How often should you audit your sales pipeline?

Active pipeline should be reviewed weekly at the rep-manager level. A team-wide review works well bi-weekly. Monthly forecast reviews should include leadership. Quarterly, RevOps and sales leadership should rebuild benchmarks and re-audit stage definitions against what actually closed. Anything less frequent than weekly reviews at the deal level means stale data compounds between cycles.

How do you get sales reps to actually update the CRM?

Reduce required fields to only what is essential for stage-gating. Surface update prompts in Slack or whatever tool reps already use. Use AI call summaries from tools like Gong to auto-populate next-step fields. Make bad data visible to leadership on a shared dashboard. And make clean data a public win - call out reps with high data completeness in team meetings. Technology solves about 60% of the problem. The other 40% is management visibility and sustained cultural pressure.

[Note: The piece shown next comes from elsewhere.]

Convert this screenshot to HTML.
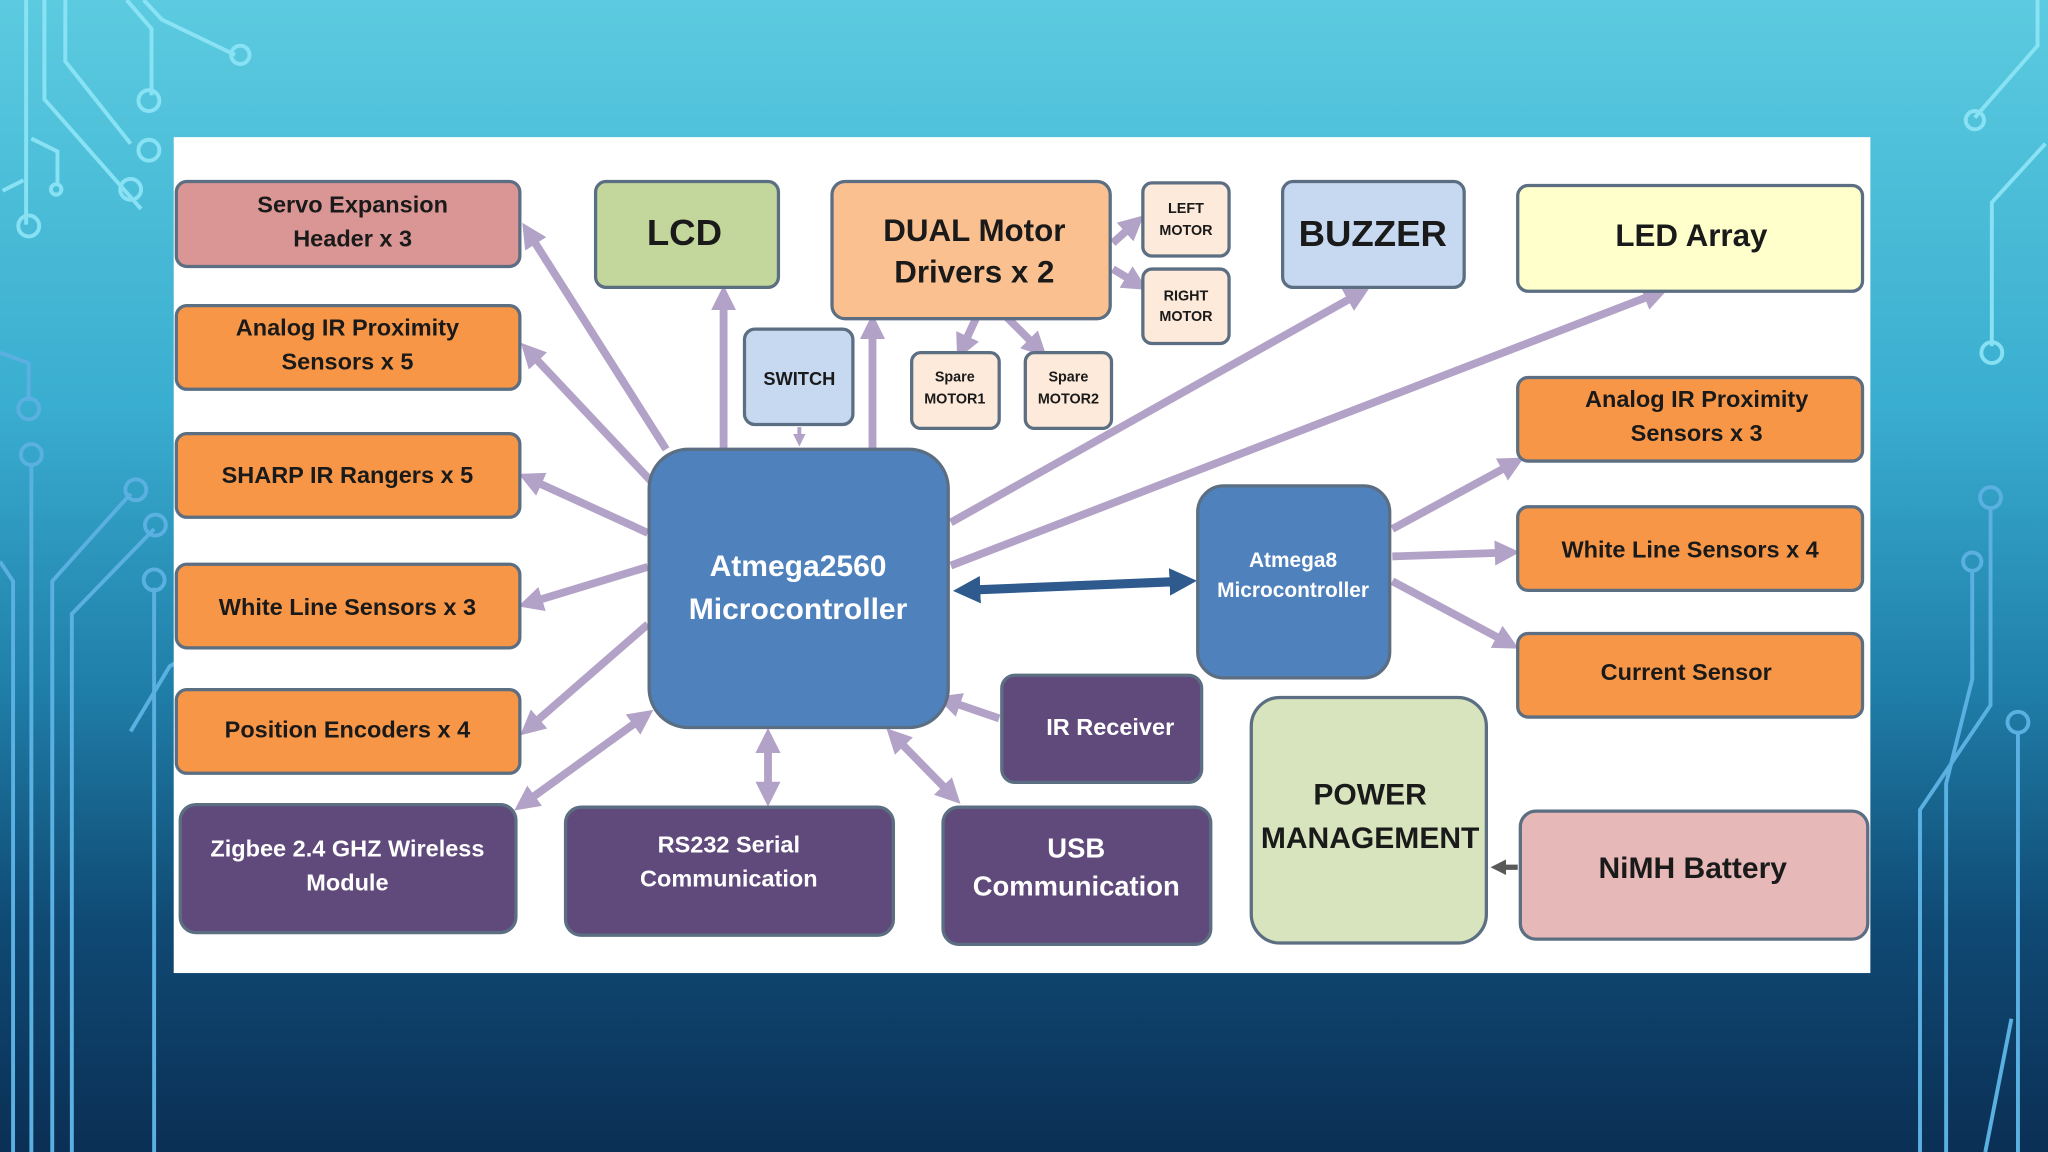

What is a healthy pipeline coverage ratio?

For stable, mature B2B teams, 3x pipeline coverage is the standard benchmark. Early-stage teams or those in high-growth mode typically target 4-5x to account for higher uncertainty in conversion rates. Below 2.5x is a red flag that signals either a top-of-funnel problem or pipeline inflation being used to mask a real coverage gap.

What is the 14/30 stale deal rule?

The 14/30 rule is a deal activity benchmark used by RevOps teams. Any deal with no logged activity in 14 or more days gets flagged for review. Any deal with no activity in 30 or more days gets escalated to a manager. At that point the deal must exit the active pipeline via one of three outcomes: re-engage with a specific deadline, park with a defined trigger event, or close out entirely.

How does poor pipeline hygiene affect AI forecasting tools?

AI forecasting tools read whatever is in your CRM fields and build predictions from that data. If deals are mis-staged, close dates have been pushed multiple times without notes, contacts are outdated, and next steps are blank - the AI produces inaccurate outputs with high confidence. Pipeline hygiene has to come before the AI layer, not after it. Clean data is the prerequisite for AI to add value, not the output of it.

What is a close date push counter and why does it matter?

A push counter is a field that increments every time a rep moves a deal close date to a later period. Most CRMs do not track this automatically. Adding it creates visibility into habitual close date optimism. Three or more pushes on a single deal is a reliable signal that the deal either needs to be re-qualified or closed out. The counter turns a subjective coaching conversation into an objective one.